Godfather cinematographer Gordon Willis dies aged 82

With his work on films such as Klute, The Godfather and Manhattan, the late Gordon Willis helped define the look of 1970s American cinema.

19 May 2014

By Sam Wigley

Cinematographer Gordon Willis and Francis Ford Coppola during production of The Godfather Part III (1990)

The director of photography Gordon Willis, best known for his work on the Godfather trilogy (1972-90) and the films of Woody Allen, has died aged 82.

A New Yorker, born in 1932, he became one of the most distinguished cinematographers of his time, helping to define the look of New Hollywood films of the 1970s. He worked with director Alan J. Pakula on a clutch of classic thrillers, Klute (1971), The Parallax View (1974) and All the President’s Men (1976), which encapsulated the paranoid mood of the Watergate years.

He was known as the ‘Prince of Darkness’ for his work with dark, impenetrable areas of on-screen shadow, particularly in the first two Godfather films. He also became a favourite cinematographer of Woody Allen, collaborating on Annie Hall (1977), Interiors (1978), Manhattan (1979), Stardust Memories (1980), Zelig (1983) and The Purple Rose of Cairo (1985).
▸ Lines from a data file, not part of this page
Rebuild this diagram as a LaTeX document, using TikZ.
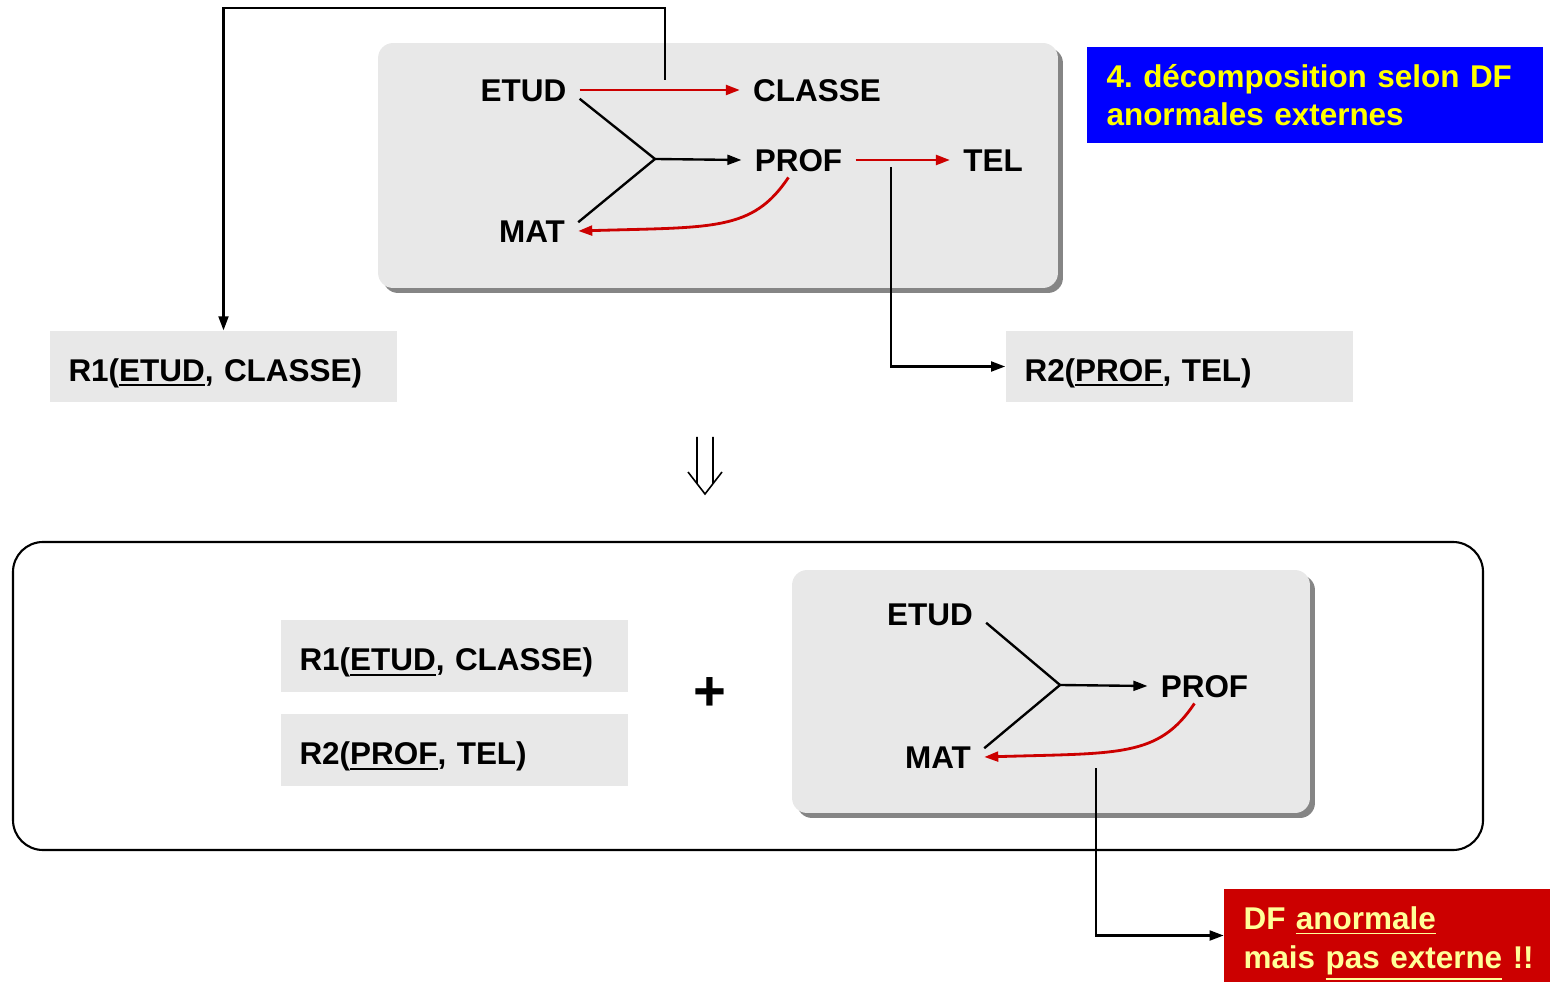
\documentclass[tikz,border=0pt]{standalone}
\usepackage{fontspec}
\setmainfont{Liberation Sans}
\usetikzlibrary{arrows.meta,shadows}

\definecolor{panelgray}{HTML}{E8E8E8}
\definecolor{shadegray}{HTML}{858585}
\definecolor{fdred}{HTML}{CC0000}
\definecolor{titleblue}{HTML}{0000FF}
\definecolor{titleyellow}{HTML}{FFFF00}
\definecolor{notelight}{HTML}{FFFF99}

% cle soulignee
\newcommand\keyattr[1]{\vtop{\hbox{#1}\kern1.6pt\hrule height 1.1pt}}

\begin{document}
\begin{tikzpicture}[x=0.02cm, y=-0.02cm, >={Triangle[length=8pt,width=5.6pt]},
  every node/.style={font=\fontsize{17.9}{21.5}\selectfont\bfseries},
  attr/.style={inner xsep=0.26cm, text height=12.8pt, text depth=0pt},
  fd/.style={->, line width=1.35pt},
  badfd/.style={->, line width=1.6pt, fdred},
  link/.style={->, line width=1.35pt},
  panel/.style={fill=panelgray, rounded corners=0.3cm,
    drop shadow={shadow xshift=0.1cm, shadow yshift=-0.1cm, fill=shadegray, opacity=1}},
  relbox/.style={fill=panelgray, inner xsep=0.38cm, inner ysep=0pt, text width=6.2cm,
    align=left, minimum height=1.43cm, text height=16.8pt, text depth=0pt},
  note/.style={inner xsep=0.39cm, inner ysep=0pt, align=left}]
  \useasboundingbox (0,0) rectangle (1550,982);

  % DF de depart
  \node[panel, minimum width=13.6cm, minimum height=4.9cm] (haut) at (718,165.5) {};
  \node[attr] (etud) at (523.5,90) {ETUD};
  \node[attr] (classe) at (817,90) {CLASSE};
  \node[attr] (prof) at (798.5,160) {PROF};
  \node[attr] (tel) at (993,160) {TEL};
  \node[attr] (mat) at (532,231) {MAT};
  \coordinate (j1) at (655,159);
  \draw[line width=1.35pt] ([yshift=-5pt]etud.east) -- (j1) -- ([yshift=5pt]mat.east);
  \draw[fd] (j1) -- (prof.west);
  \draw[badfd] (etud.east) -- (classe.west);
  \draw[badfd] (prof.east) -- (tel.west);
  \draw[badfd] (prof.240) .. controls +(-36,54) and +(135,-4) .. (mat.east);

  \node[note, fill=titleblue, text=titleyellow, text width=8.34cm, minimum height=1.92cm]
    (titre) at (1315,95) {4.\ décomposition selon DF\\anormales externes};

  % relations obtenues
  \node[relbox] (r1) at (223.5,366.5) {R1(\keyattr{ETUD}, CLASSE)};
  \node[relbox] (r2) at (1179.5,366.5) {R2(\keyattr{PROF}, TEL)};
  \coordinate (k1) at (665,80);
  \draw[link] (k1) -- ++(0,-72) -| (r1.north);
  \coordinate (k2) at (891,167);
  \draw[link] (k2) |- (r2.west);

  \draw[line width=0.9pt] (697,437) -- (697,484) (713,437) -- (713,484)
    (688,472) -- (705,494) -- (722,472);

  % resultat
  \draw[line width=1.2pt, rounded corners=0.6cm] (13,542) rectangle (1483,850);
  \node[relbox, minimum height=1.44cm] (r1b) at (454.5,656) {R1(\keyattr{ETUD}, CLASSE)};
  \node[relbox, minimum height=1.44cm] (r2b) at (454.5,750) {R2(\keyattr{PROF}, TEL)};
  \node[font=\fontsize{32}{38}\selectfont\bfseries] (plus) at (710,694) {+};

  \node[panel, minimum width=10.36cm, minimum height=4.86cm] (bas) at (1051,691.5) {};
  \node[attr] (etud2) at (930,614) {ETUD};
  \node[attr] (prof2) at (1204.5,686) {PROF};
  \node[attr] (mat2) at (938,757) {MAT};
  \coordinate (j2) at (1060,685);
  \draw[line width=1.35pt] ([yshift=-5pt]etud2.east) -- (j2) -- ([yshift=5pt]mat2.east);
  \draw[fd] (j2) -- (prof2.west);
  \draw[badfd] (prof2.240) .. controls +(-36,54) and +(135,-4) .. (mat2.east);

  \node[note, fill=fdred, text=notelight, text width=6.2cm, minimum height=1.86cm,
    font=\fontsize{17.9}{22.5}\selectfont\bfseries] (alerte) at (1398.5,935.5)
    {\rule{0pt}{22pt}DF \keyattr{anormale}\\mais \keyattr{pas externe} !!};
  \coordinate (k3) at (1096,768);
  \draw[link] (k3) |- (alerte.west);
\end{tikzpicture}
\end{document}
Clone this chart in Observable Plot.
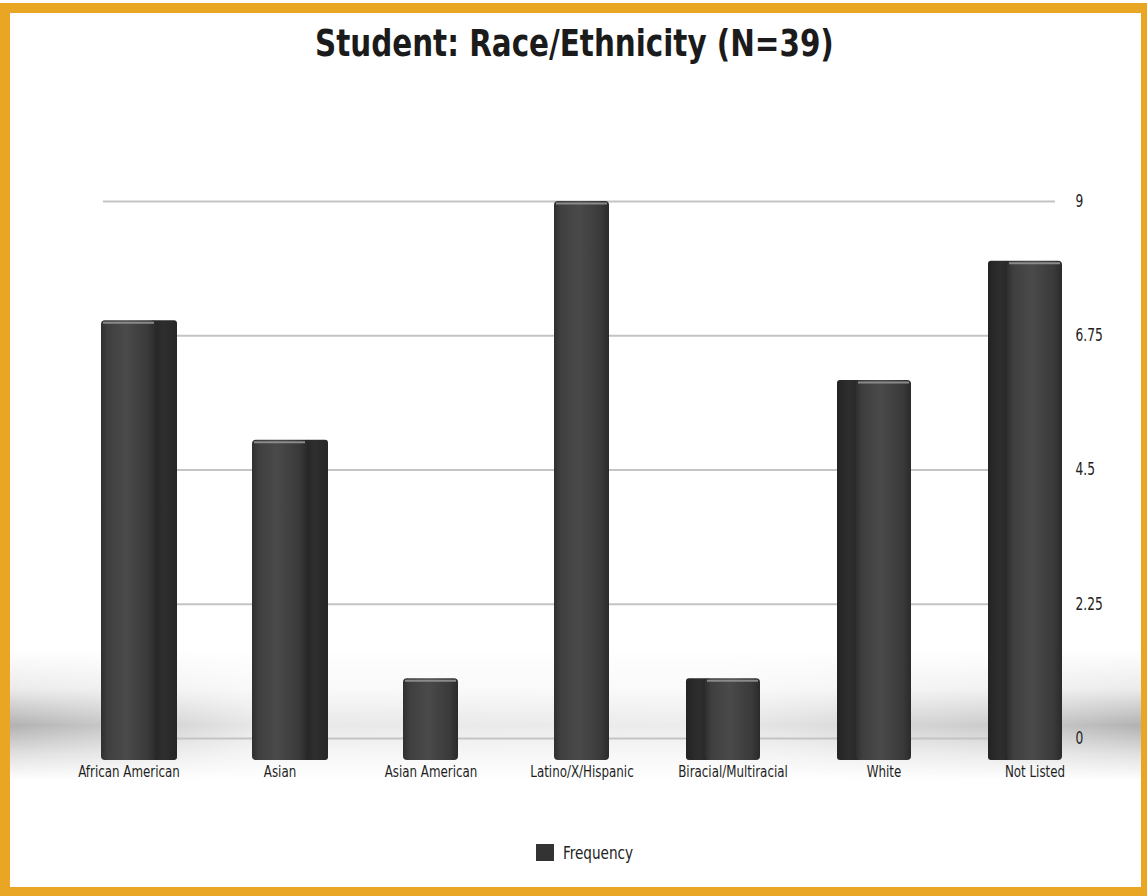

His lone film as director is Windows (1980), a thriller about a lesbian woman’s obsessive desire for her neighbour. It was met with negative reviews and Willis later admitted he didn’t like directing and the film had been a mistake.

Though he was the director of photography on six films before 1977 that garnered a massive 39 Oscar nominations, controversially he himself didn’t receive a nomination during this period. This was fixed with nominations for Zelig in 1983 and The Godfather Part III in 1991, but he never won. He did, however, receive a lifetime achievement award in 2009.

Richard Crudo, president of the American Society of Cinematographers (ASC), is reported as commenting: “This is a momentous loss. He was one of the giants who absolutely changed the way movies looked. Up until the time of The Godfather I and II, nothing previously shot looked that way. He changed the way films looked and the way people looked at films.”

His final credit is on the 1997 IRA thriller The Devil’s Own, starring Harrison Ford and Brad Pitt.